Saturday, January 2, 2010

4th January 2010 midnight...Everything is changed..!!

Why all these happened to me…??? Why my ayang likes to torture and hurts me…I know and I realized Nick(dear)is just a (kampung boy) staying in a kampung place named Tawau… It’s 500 km far away from my ayang…Tonight, I was crying… tears kept rolling down and touched down on the table when I was messaged my ayng…

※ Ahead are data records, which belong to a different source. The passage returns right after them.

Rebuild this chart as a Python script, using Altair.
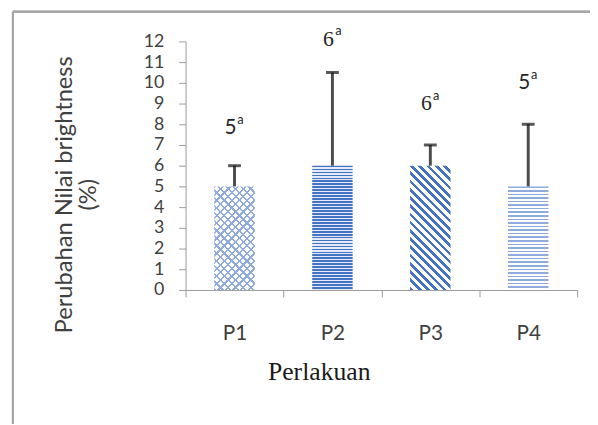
import altair as alt
import pandas as pd
import math

# ---- data ----
categories = ["P1", "P2", "P3", "P4"]
values = [5, 6, 6, 5]
upper = [6, 10.5, 7, 8]
label_num = ["5", "6", "6", "5"]
label_sup = ["a", "a", "a", "a"]
label_y = [7.8, 12.1, 9.0, 10.0]
y_ticks = list(range(0, 13))

df = pd.DataFrame({
    "cat": categories, "value": values, "upper": upper,
    "num": label_num, "sup": label_sup, "label_y": label_y,
})

W, H = 397, 252
YMAX = 12
BAR_W = 41


def stops_for(c1, c2, n, frac):
    s = []
    for i in range(n):
        a = i / n
        b = (i + frac) / n
        c = (i + 1) / n
        s += [alt.GradientStop(offset=a, color=c1), alt.GradientStop(offset=b, color=c1),
              alt.GradientStop(offset=b, color=c2), alt.GradientStop(offset=c, color=c2)]
    return s


def horiz(c1, c2, h, period, frac):
    n = max(1, round(h / period))
    return alt.LinearGradient(gradient="linear", stops=stops_for(c1, c2, n, frac),
                              x1=0, y1=0, x2=0, y2=1)


def diag(c1, c2, h, period, frac, kind):
    r = BAR_W / h
    k = (r + 1) / (r * r + 1)
    n = max(1, round((BAR_W + h) / math.sqrt(2) / period))
    if kind == "back":  # "\" lines
        return alt.LinearGradient(gradient="linear", stops=stops_for(c1, c2, n, frac),
                                  x1=0, y1=1, x2=k * r, y2=1 - k)
    return alt.LinearGradient(gradient="linear", stops=stops_for(c1, c2, n, frac),
                              x1=0, y1=0, x2=k * r, y2=k)


def bar_h(v):
    return v / YMAX * H


BLUE = "#4472C4"
LIGHT = "#8FAADC"
CLEAR = "rgba(255,255,255,0)"

x_enc = alt.X("cat:N", sort=categories,
              scale=alt.Scale(paddingInner=0, paddingOuter=0),
              axis=alt.Axis(title="Perlakuan", labelAngle=0, tickBand="extent",
                            domainColor="#9a9a9a", tickColor="#9a9a9a", tickSize=7,
                            labelFont="Lato", labelFontSize=21, labelColor="#404040",
                            labelPadding=26, titleFont="Liberation Serif", titleFontSize=26,
                            titleFontWeight="normal", titleColor="#1a1a1a",
                            titleX=135, titleY=83, titleBaseline="middle", titleAnchor="middle"))

y_axis = alt.Axis(title=["Perubahan Nilai brightness", "(%)"], values=y_ticks, grid=False,
                  domainColor="#9a9a9a", tickColor="#9a9a9a", tickSize=7,
                  labelFont="Lato", labelFontSize=18, labelColor="#404040", labelPadding=15,
                  titleFont="Lato", titleFontSize=24, titleFontWeight="normal",
                  titleColor="#404040", titleLineHeight=25, titleX=-123, titleY=155,
                  titleBaseline="middle", titleAngle=270)
y_scale = alt.Scale(domain=[0, YMAX], nice=False)

base = alt.Chart(df)


def bar_layer(cat, fill):
    return base.transform_filter(alt.datum.cat == cat).mark_bar(width=BAR_W, fill=fill).encode(
        x=x_enc, y=alt.Y("value:Q", scale=y_scale, axis=y_axis))


h1, h2, h3, h4 = [bar_h(v) for v in values]
bars = [
    bar_layer("P1", diag(LIGHT, "white", h1, 5.5, 0.3, "fwd")),
    bar_layer("P1", diag(LIGHT, CLEAR, h1, 5.5, 0.3, "back")),
    bar_layer("P2", horiz(BLUE, "#e4ebf7", h2, 3.0, 0.6)),
    bar_layer("P3", diag(BLUE, "white", h3, 6.0, 0.45, "back")),
    bar_layer("P4", horiz(LIGHT, "white", h4, 3.6, 0.45)),
]

err = base.mark_rule(color="#4d4d4d", strokeWidth=3).encode(
    x=x_enc, y=alt.Y("value:Q", scale=y_scale, axis=y_axis), y2="upper:Q")
cap = base.mark_tick(color="#111111", size=13, thickness=3).encode(
    x=x_enc, y=alt.Y("upper:Q", scale=y_scale, axis=y_axis))

num_sans = base.transform_filter(alt.FieldOneOfPredicate(field="cat", oneOf=["P1", "P4"])).mark_text(
    font="Lato", fontSize=21, color="#262626", dx=-4).encode(
    x=x_enc, y=alt.Y("label_y:Q", scale=y_scale, axis=y_axis), text="num:N")
num_serif = base.transform_filter(alt.FieldOneOfPredicate(field="cat", oneOf=["P2", "P3"])).mark_text(
    font="Liberation Serif", fontSize=22, color="#262626", dx=-4).encode(
    x=x_enc, y=alt.Y("label_y:Q", scale=y_scale, axis=y_axis), text="num:N")
sup = base.mark_text(font="Lato", fontSize=13, color="#262626", dx=6, dy=-8).encode(
    x=x_enc, y=alt.Y("label_y:Q", scale=y_scale, axis=y_axis), text="sup:N")

frame_top = base.mark_rule(color="#a6a6a6", strokeWidth=2).encode(
    x=alt.value(-175), x2=alt.value(420), y=alt.value(-30))
frame_left = base.mark_rule(color="#a6a6a6", strokeWidth=2).encode(
    x=alt.value(-175), y=alt.value(-30), y2=alt.value(400))

chart = alt.layer(*bars, err, cap, num_sans, num_serif, sup, frame_top, frame_left).properties(
    width=W, height=H,
    autosize=alt.AutoSizeParams(type="none"),
    padding={"left": 180, "top": 31, "right": 13, "bottom": 133},
).configure_view(stroke=None)

chart.save("out.html", embed_options={"renderer": "svg", "actions": False})
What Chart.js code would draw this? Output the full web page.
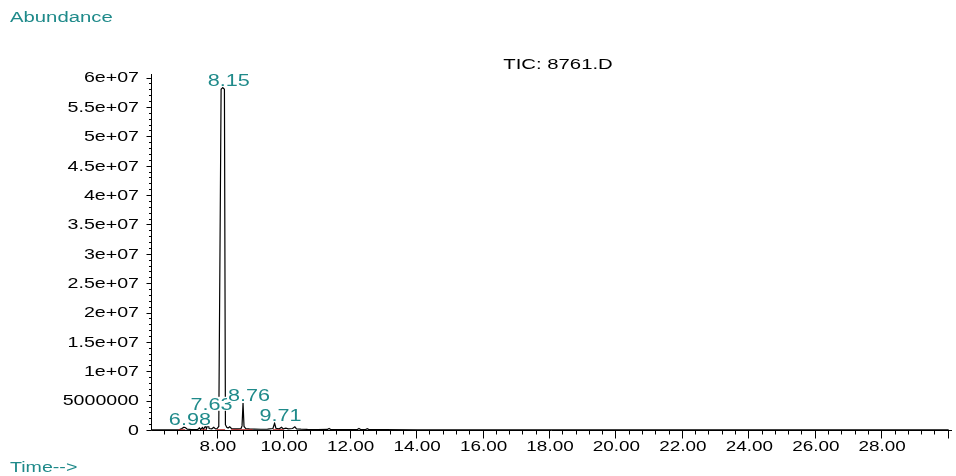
<!DOCTYPE html>
<html>
<head>
<meta charset="utf-8">
<title>TIC: 8761.D</title>
<script src="https://cdn.jsdelivr.net/npm/chart.js@4.4.0/dist/chart.umd.min.js"></script>
<style>
  html, body { margin: 0; padding: 0; background: #fff; }
  canvas { display: block; }
</style>
</head>
<body>
<canvas id="tic" width="956" height="476" style="width:956px;height:476px"></canvas>
<script>
// retention time (min) and abundance
const times = [
  6.00, 6.50, 6.85, 6.92, 6.98, 7.03, 7.08, 7.20, 7.40, 7.45,
  7.48, 7.54, 7.57, 7.63, 7.66, 7.71, 7.74, 7.82, 7.88, 7.93,
  7.98, 8.03, 8.10, 8.15, 8.20, 8.23, 8.27, 8.31, 8.36, 8.41,
  8.50, 8.60, 8.70, 8.73, 8.76, 8.79, 8.84, 8.95, 9.10, 9.30,
  9.50, 9.66, 9.71, 9.75, 9.85, 9.92, 9.97, 10.05, 10.12, 10.25,
  10.32, 10.37, 10.50, 10.70, 11.00, 11.30, 11.35, 11.40, 11.80, 12.20,
  12.25, 12.30, 12.45, 12.50, 12.55, 13.00, 14.00, 16.00, 18.00, 20.00,
  22.00, 24.00, 26.00, 28.00, 30.00
];
const abundance = [
  30000, 40000, 60000, 250000, 480000, 380000, 150000, 80000, 120000, 350000,
  90000, 420000, 120000, 700000, 200000, 1100000, 250000, 200000, 450000, 200000,
  250000, 600000, 58000000, 58300000, 58000000, 900000, 450000, 350000, 550000, 250000,
  200000, 180000, 250000, 700000, 4600000, 600000, 250000, 180000, 150000, 130000,
  150000, 250000, 1150000, 300000, 200000, 450000, 200000, 300000, 200000, 250000,
  550000, 200000, 150000, 100000, 80000, 90000, 250000, 80000, 70000, 80000,
  250000, 80000, 80000, 220000, 70000, 50000, 40000, 35000, 35000, 30000,
  30000, 30000, 30000, 30000, 30000
];

// integration baselines (red)
const baselineStarts = [6.82, 7.50, 7.96, 8.40, 9.66];
const baselineEnds = [7.02, 7.66, 8.22, 9.05, 9.98];

const peakTimes = [6.98, 7.63, 9.71, 8.76, 8.15];
const peakLabels = ['6.98', '7.63', '9.71', '8.76', '8.15'];
const peakLevels = [480000, 3100000, 1150000, 4600000, 58300000];

const xTickValues = [8, 10, 12, 14, 16, 18, 20, 22, 24, 26, 28];
const xTickLabels = ['8.00', '10.00', '12.00', '14.00', '16.00', '18.00', '20.00', '22.00', '24.00', '26.00', '28.00'];
const yTickValues = [0, 5e6, 1e7, 1.5e7, 2e7, 2.5e7, 3e7, 3.5e7, 4e7, 4.5e7, 5e7, 5.5e7, 6e7];
const yTickLabels = ['0', '5000000', '1e+07', '1.5e+07', '2e+07', '2.5e+07', '3e+07', '3.5e+07', '4e+07', '4.5e+07', '5e+07', '5.5e+07', '6e+07'];

const TEAL = '#1f8a8a';
const FONT = '"Liberation Sans", Arial, sans-serif';
const SX = 1.45; // the original print is stretched sideways

function wideText(ctx, text, x, y, size, color, align, baseline, sx) {
  ctx.save();
  ctx.translate(x, y);
  ctx.scale(sx || SX, 1);
  ctx.font = size + 'px ' + FONT;
  ctx.fillStyle = color;
  ctx.textAlign = align;
  ctx.textBaseline = baseline;
  ctx.fillText(text, 0, 0);
  ctx.restore();
}

const signal = times.map((t, i) => ({ x: t, y: abundance[i] }));
const baseline = [];
baselineStarts.forEach((s, i) => {
  baseline.push({ x: s, y: 0 }, { x: baselineEnds[i], y: 0 }, { x: baselineEnds[i] + 0.01, y: null });
});

const axesPlugin = {
  id: 'gcAxes',
  beforeDatasetsDraw(chart) {
    const { ctx, chartArea: a, scales: { x, y } } = chart;
    const ax = a.left - 0.5;
    const ay = a.bottom + 0.5;
    ctx.save();
    ctx.strokeStyle = '#000';
    ctx.lineWidth = 1;
    ctx.beginPath();
    ctx.moveTo(ax, a.top);
    ctx.lineTo(ax, ay);
    ctx.lineTo(a.right, ay);
    // y ticks every 1e6, long ones every 5e6
    for (let i = 0; i * 1e6 <= y.max; i++) {
      const py = Math.round(y.getPixelForValue(i * 1e6)) + 0.5;
      const len = i % 5 === 0 ? 5 : 2.5;
      ctx.moveTo(ax, py);
      ctx.lineTo(ax - len, py);
    }
    // x ticks every 0.4 min, long ones every 2 min
    for (let i = 1; 6 + i * 0.4 <= x.max; i++) {
      const px = Math.round(x.getPixelForValue(6 + i * 0.4)) - 0.5;
      const len = i % 5 === 0 ? 8 : 4;
      ctx.moveTo(px, ay);
      ctx.lineTo(px, ay + len);
    }
    ctx.stroke();
    ctx.restore();

    yTickValues.forEach((v, i) => {
      wideText(ctx, yTickLabels[i], a.left - 13, y.getPixelForValue(v) + 1, 14, '#000', 'right', 'middle', 1.4);
    });
    xTickValues.forEach((v, i) => {
      wideText(ctx, xTickLabels[i], x.getPixelForValue(v), a.bottom + 17, 14, '#000', 'center', 'middle', 1.35);
    });

    wideText(ctx, 'Abundance', 10, 18, 14, TEAL, 'left', 'middle');
    wideText(ctx, 'Time-->', 10, 468, 14, TEAL, 'left', 'middle', 1.4);
    wideText(ctx, 'TIC: 8761.D', 558, 65, 14, '#000', 'center', 'middle');
  },
  afterDatasetsDraw(chart) {
    const { ctx, scales: { x, y } } = chart;
    const sx = 1.35;
    peakLabels.forEach((label, i) => {
      const px = x.getPixelForValue(peakTimes[i]) + 6;
      const py = y.getPixelForValue(peakLevels[i]) - 2;
      ctx.save();
      ctx.font = '16px ' + FONT;
      const w = ctx.measureText(label).width * sx;
      ctx.fillStyle = '#fff';
      ctx.fillRect(px - w / 2 - 1, py - 13, w + 2, 14);
      ctx.restore();
      wideText(ctx, label, px, py, 16, TEAL, 'center', 'alphabetic', sx);
    });
  },
};

new Chart(document.getElementById('tic'), {
  type: 'line',
  data: {
    datasets: [
      {
        label: 'baseline',
        data: baseline,
        borderColor: '#b01c1c',
        borderWidth: 1.5,
        pointRadius: 0,
        spanGaps: false,
        order: 0,
      },
      {
        label: 'TIC',
        data: signal,
        borderColor: '#000',
        borderWidth: 1.2,
        pointRadius: 0,
        tension: 0,
        order: 1,
      },
    ],
  },
  options: {
    responsive: false,
    devicePixelRatio: 1,
    animation: false,
    events: [],
    layout: { padding: { left: 152, top: 74, right: 4, bottom: 46 } },
    plugins: {
      legend: { display: false },
      tooltip: { enabled: false },
    },
    scales: {
      x: { type: 'linear', min: 6.02, max: 30.1, display: false },
      y: { type: 'linear', min: 0, max: 6.06e7, display: false },
    },
  },
  plugins: [axesPlugin],
});
</script>
</body>
</html>
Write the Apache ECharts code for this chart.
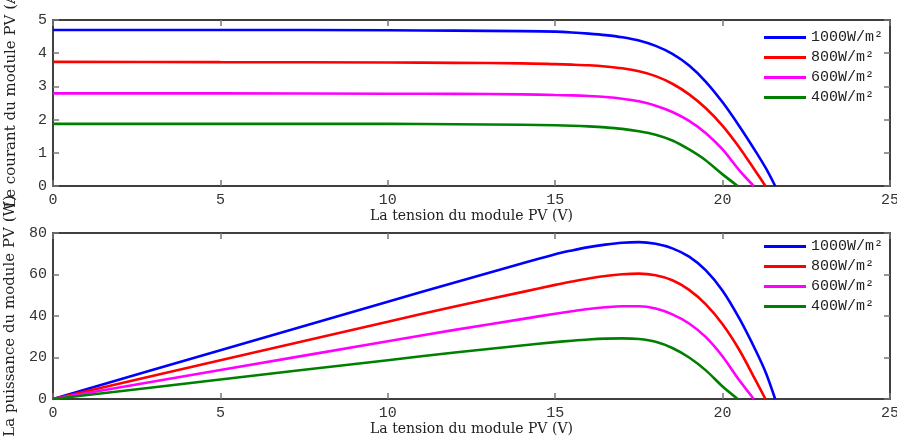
<!DOCTYPE html>
<html>
<head>
<meta charset="utf-8">
<script src="https://cdn.jsdelivr.net/npm/echarts@6/dist/echarts.min.js"></script>
<style>
  html, body { margin: 0; padding: 0; background: #fff; }
  #main { width: 897px; height: 441px; }
</style>
</head>
<body>
<div id="main"></div>
<script>
// irradiance levels (legend)
var names = ['1000W/m\u00b2', '800W/m\u00b2', '600W/m\u00b2', '400W/m\u00b2'];
var colors = ['#0000ff', '#ff0000', '#ff00ff', '#008000'];

// voltage (V), current (A) and power (W)
var v1000 = [0, 5, 10, 12, 14, 15, 15.5, 16, 16.5, 17, 17.5, 18, 18.5, 19, 19.5, 20, 20.5, 21, 21.3, 21.57];
var i1000 = [4.70, 4.70, 4.69, 4.68, 4.665, 4.65, 4.625, 4.59, 4.545, 4.48, 4.38, 4.22, 3.98, 3.63, 3.14, 2.52, 1.80, 1.02, 0.52, 0];
var p1000 = [0, 23.5, 46.9, 56.2, 65.3, 69.8, 71.6, 73.2, 74.4, 75.3, 75.6, 74.8, 72.6, 68.6, 62.0, 52.2, 38.8, 23.0, 12.3, 0];

var v800 = [0, 5, 10, 12, 14, 15, 15.5, 16, 16.5, 17, 17.5, 18, 18.5, 19, 19.5, 20, 20.5, 21, 21.28];
var i800 = [3.74, 3.73, 3.72, 3.71, 3.695, 3.67, 3.655, 3.635, 3.60, 3.545, 3.455, 3.31, 3.08, 2.76, 2.34, 1.81, 1.16, 0.42, 0];
var p800 = [0, 18.7, 37.2, 44.6, 51.5, 55.0, 56.6, 58.1, 59.3, 60.1, 60.4, 59.6, 57.2, 52.6, 45.6, 36.0, 23.6, 8.6, 0];

var v600 = [0, 5, 10, 12, 14, 15, 15.5, 16, 16.5, 17, 17.5, 18, 18.5, 19, 19.5, 20, 20.5, 20.93];
var i600 = [2.79, 2.79, 2.78, 2.775, 2.76, 2.74, 2.73, 2.71, 2.68, 2.63, 2.55, 2.42, 2.23, 1.96, 1.59, 1.10, 0.47, 0];
var p600 = [0, 14.0, 27.8, 33.3, 38.5, 41.1, 42.3, 43.4, 44.2, 44.7, 44.7, 43.6, 40.8, 36.4, 29.8, 20.5, 9.0, 0];

var v400 = [0, 5, 10, 12, 14, 15, 15.5, 16, 16.5, 17, 17.5, 18, 18.5, 19, 19.5, 20, 20.45];
var i400 = [1.87, 1.87, 1.87, 1.86, 1.845, 1.83, 1.815, 1.795, 1.765, 1.72, 1.65, 1.545, 1.37, 1.10, 0.77, 0.35, 0];
var p400 = [0, 9.4, 18.7, 22.4, 25.8, 27.4, 28.1, 28.7, 29.1, 29.2, 28.9, 27.6, 24.6, 20.0, 13.8, 6.0, 0];

var volts = [v1000, v800, v600, v400];
var amps = [i1000, i800, i600, i400];
var watts = [p1000, p800, p600, p400];

var monoFont = '"Liberation Mono", "DejaVu Sans Mono", monospace';
var serifFont = '"DejaVu Serif", "Liberation Serif", serif';

function pairs(xs, ys) {
    return xs.map(function (x, k) { return [x, ys[k]]; });
}

function xAxisFor(grid, top) {
    return {
        type: 'value',
        gridIndex: grid,
        position: top ? 'top' : 'bottom',
        min: 0, max: 25, interval: 5,
        name: top ? '' : 'La tension du module PV (V)',
        nameLocation: 'middle',
        nameGap: 21,
        nameTextStyle: { fontFamily: serifFont, fontSize: 14, color: '#222' },
        axisLine: { show: true, onZero: false, lineStyle: { color: '#000', width: 1.5 } },
        axisTick: { show: true, inside: true, length: 6, lineStyle: { color: '#777', width: 1.5 } },
        axisLabel: { show: !top, margin: 7, fontFamily: monoFont, fontSize: 15, color: '#333' },
        splitLine: { show: false }
    };
}

function yAxisFor(grid, right, max, step, title, pad) {
    return {
        type: 'value',
        gridIndex: grid,
        position: right ? 'right' : 'left',
        min: 0, max: max, interval: step,
        name: right ? '' : title,
        nameLocation: 'middle',
        nameGap: 34,
        nameTextStyle: { fontFamily: serifFont, fontSize: 15, color: '#222', padding: pad || 0 },
        axisLine: { show: true, onZero: false, lineStyle: { color: '#000', width: 1.5 } },
        axisTick: { show: true, inside: true, length: 6, lineStyle: { color: '#777', width: 1.5 } },
        axisLabel: { show: !right, margin: 6, fontFamily: monoFont, fontSize: 15, color: '#333' },
        splitLine: { show: false }
    };
}

function legendAt(top) {
    return {
        left: 764,
        top: top,
        orient: 'vertical',
        padding: 0,
        itemGap: 5,
        itemWidth: 42,
        itemHeight: 3,
        icon: 'rect',
        textStyle: { fontFamily: monoFont, fontSize: 15, color: '#222', lineHeight: 14 },
        data: names
    };
}

var series = [];
names.forEach(function (n, k) {
    series.push({
        name: n, type: 'line', xAxisIndex: 0, yAxisIndex: 0,
        data: pairs(volts[k], amps[k]), smooth: 0.3, showSymbol: false,
        lineStyle: { color: colors[k], width: 2.6 }, itemStyle: { color: colors[k] }
    });
    series.push({
        name: n, type: 'line', xAxisIndex: 1, yAxisIndex: 1,
        data: pairs(volts[k], watts[k]), smooth: 0.3, showSymbol: false,
        lineStyle: { color: colors[k], width: 2.6 }, itemStyle: { color: colors[k] }
    });
});

var myChart = echarts.init(document.getElementById('main'));
var option = {
    animation: false,
    backgroundColor: '#fff',
    grid: [
        { left: 53, right: 7, top: 20, height: 166, containLabel: false, outerBoundsMode: 'none' },
        { left: 53, right: 7, top: 233, height: 166, containLabel: false, outerBoundsMode: 'none' }
    ],
    legend: [legendAt(30), legendAt(239)],
    xAxis: [xAxisFor(0, false), xAxisFor(1, false), xAxisFor(0, true), xAxisFor(1, true)],
    yAxis: [
        yAxisFor(0, false, 5, 1, 'Le courant du module PV (A)', [0, 0, 0, 11]),
        yAxisFor(1, false, 80, 20, 'La puissance du module PV (W)'),
        yAxisFor(0, true, 5, 1, ''),
        yAxisFor(1, true, 80, 20, '')
    ],
    series: series
};

myChart.setOption(option);
</script>
</body>
</html>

On the 28 of December 2009, my ayang told me that I am still my ayang great boy friend . I was placed in heaven again after I read it in the message. It was so sweets, nice, beautiful and touched my heart and my soul. But now… bad things; dark and evil, Satan is against me by ruining my life again. My little hopes with my ayang… my sweets dream… Even now, I can’t imagine why my ayang still could make me cry…hurt…suffer…I’m not suppose to deserve it.It’s my 1st Luv, I’d never Luv some liked this before… How great my ayang could make me cry… It was so sweets at first… Rul is the one who hang up my call and stopped to message without inform me… I even asked my little heart for so much time… was I doing something wrong…? I don’t think so. I’m so care about my ayang’s health… I always remind my ayang to have lunch and dinner on time, drive safe, and never take the red meat because of health problem.
My ayang dedicated a song to me “Cinta Terakhir” by Aiman. “Mungkinkan terputus di tengah jalan…Mungkinkan terlerai tanpa ikatan… Usah ragu dengan taktir… Mungkin kita kan berbeza haluan… Berakhirnya cerita percintaan…Segalanya ketentuan Tuhan…I was waiting a message, a call from someone, someone that can go through in my life… wondering if someone will sing this song with me…It’s my ayang… even there is a distance between our age…Cuma ajal sahaja yang boleh pisakan kita…dear cintai ayang lebih daripada dear cintai diri sendiri…
Giving up doesn’t always mean u’re weak…Sometimes it just means your strong enough to let go.